Our story-focused approach gives voice to multiple ways of seeing this complex modernist figure, including exploring issues of white privilege and colonialism.

Pioneering eye

 

At her home and studio at Abiquiu, north of Santa Fe, O’Keeffe combined her love of the New Mexican aesthetic — soft adobe walls, deep but small recessed openings, a modulation of light and shadow — with her pioneering eye as a modernist.

Although not a ‘plein-air’ painter, O’Keeffe spent much of her time in the great outdoors, going for long hikes even well into her old age.

An acute sense of place

 

O’Keeffe had an acute sense of place and in her art sought to express feelings and experiences within different landscapes.

Her gardens in New Mexico were a powerful expression of the regional habitat and plants.

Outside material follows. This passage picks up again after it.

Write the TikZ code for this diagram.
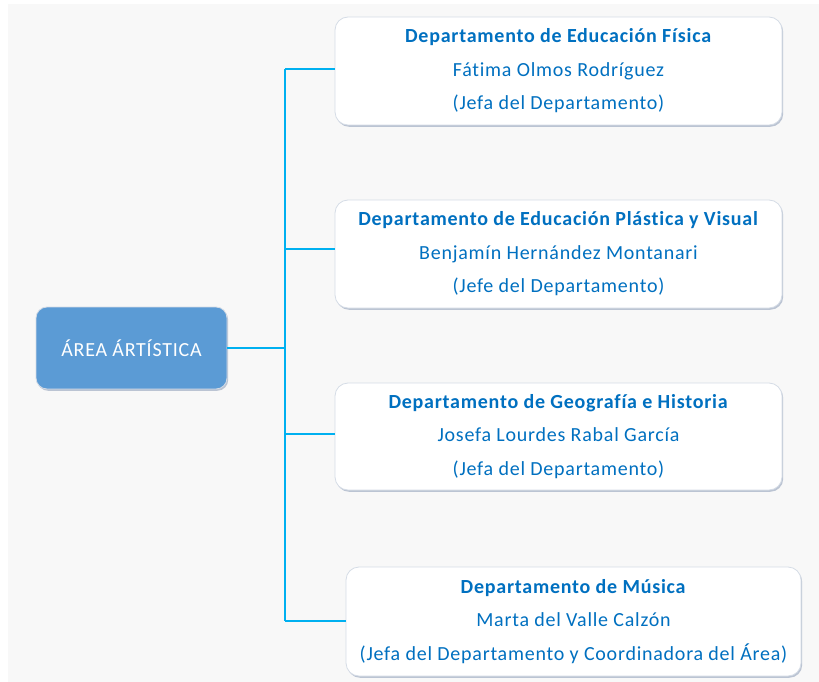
\documentclass[tikz,border=0pt]{standalone}
\usepackage{fontspec}
\setmainfont{Carlito}[LetterSpace=3.8, Ligatures=NoCommon]
\usetikzlibrary{shadows}
\definecolor{bgc}{HTML}{F8F8F8}
\definecolor{txtblue}{HTML}{0070C0}
\definecolor{linec}{HTML}{00B0F0}
\definecolor{mainfill}{HTML}{5B9BD5}
\definecolor{edgec}{HTML}{D5DCE6}
\definecolor{shadc}{HTML}{8A9AB5}
\tikzset{
  deptbox/.style={draw=edgec, line width=0.8pt, fill=white, rounded corners=13pt,
    drop shadow={shadow xshift=1.2pt, shadow yshift=-1.8pt, fill=shadc, opacity=0.55},
    align=center, text=txtblue, inner sep=0pt,
    font=\fontsize{20}{33.5}\selectfont},
  mainbox/.style={draw=edgec, line width=0.8pt, fill=mainfill, rounded corners=11pt,
    drop shadow={shadow xshift=1.2pt, shadow yshift=-1.8pt, fill=shadc, opacity=0.55},
    align=center, text=white, inner sep=0pt,
    font=\fontsize{20}{22}\selectfont},
  conn/.style={draw=linec, line width=1.8pt}
}
\begin{document}
\begin{tikzpicture}[x=1pt,y=-1pt]
\useasboundingbox (0,0) rectangle (819,682);
\fill[bgc] (8,4) rectangle (819,682);
\node[mainbox, minimum width=191pt, minimum height=82pt] (main) at (131.5,348) {ÁREA ÁRTÍSTICA};
\node[deptbox, minimum width=447pt, minimum height=108pt] (b1) at (558.5,71)
  {\textbf{Departamento de Educación Física}\\Fátima Olmos Rodríguez\\(Jefa del Departamento)};
\node[deptbox, minimum width=447pt, minimum height=108pt] (b2) at (558.5,254)
  {\textbf{Departamento de Educación Plástica y Visual}\\Benjamín Hernández Montanari\\(Jefe del Departamento)};
\node[deptbox, minimum width=447pt, minimum height=107pt] (b3) at (558.5,436.5)
  {\textbf{Departamento de Geografía e Historia}\\Josefa Lourdes Rabal García\\(Jefa del Departamento)};
\node[deptbox, minimum width=455pt, minimum height=109pt] (b4) at (573.5,621.5)
  {\textbf{Departamento de Música}\\Marta del Valle Calzón\\(Jefa del Departamento y Coordinadora del Área)};
\coordinate (j1) at (285,69);
\coordinate (j2) at (285,249);
\coordinate (j3) at (285,434);
\coordinate (j4) at (285,621);
\coordinate (jm) at (285,348);
\draw[conn] (j1) -- (j4);
\draw[conn] (main.east |- jm) -- (jm);
\draw[conn] (j1) -- (b1.west |- j1);
\draw[conn] (j2) -- (b2.west |- j2);
\draw[conn] (j3) -- (b3.west |- j3);
\draw[conn] (j4) -- (b4.west |- j4);
\end{tikzpicture}
\end{document}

Today, these horticultural spaces, tamed landscapes within the wider untamed expanses beyond the house, continue to define the visitor experience. Here at the centre of the home and studio in Abiquiu, O’Keeffe’s courtyard is both an important architectural gesture and a place from which many other portals beckon.

Prototype & process

 

Prototyping new ideas that go beyond the conventional art museum experience is central to our design methodology.

Here the well-known element of the New Mexican ‘banco’ provides seating area and a space to read and reflect, or simply to contemplate the rattle snake embedded in the glazed void…

Incorporating sensual and haptic elements

 

An important element of our exhibit design is to incorporate sensual and haptic elements from O’Keeffe’s work and life to bring the process of art-making to the fore.

The museum campus will invite visitors to actively explore the processes by which she created her oils, pastels, watercolours and even her ceramics and sculpture.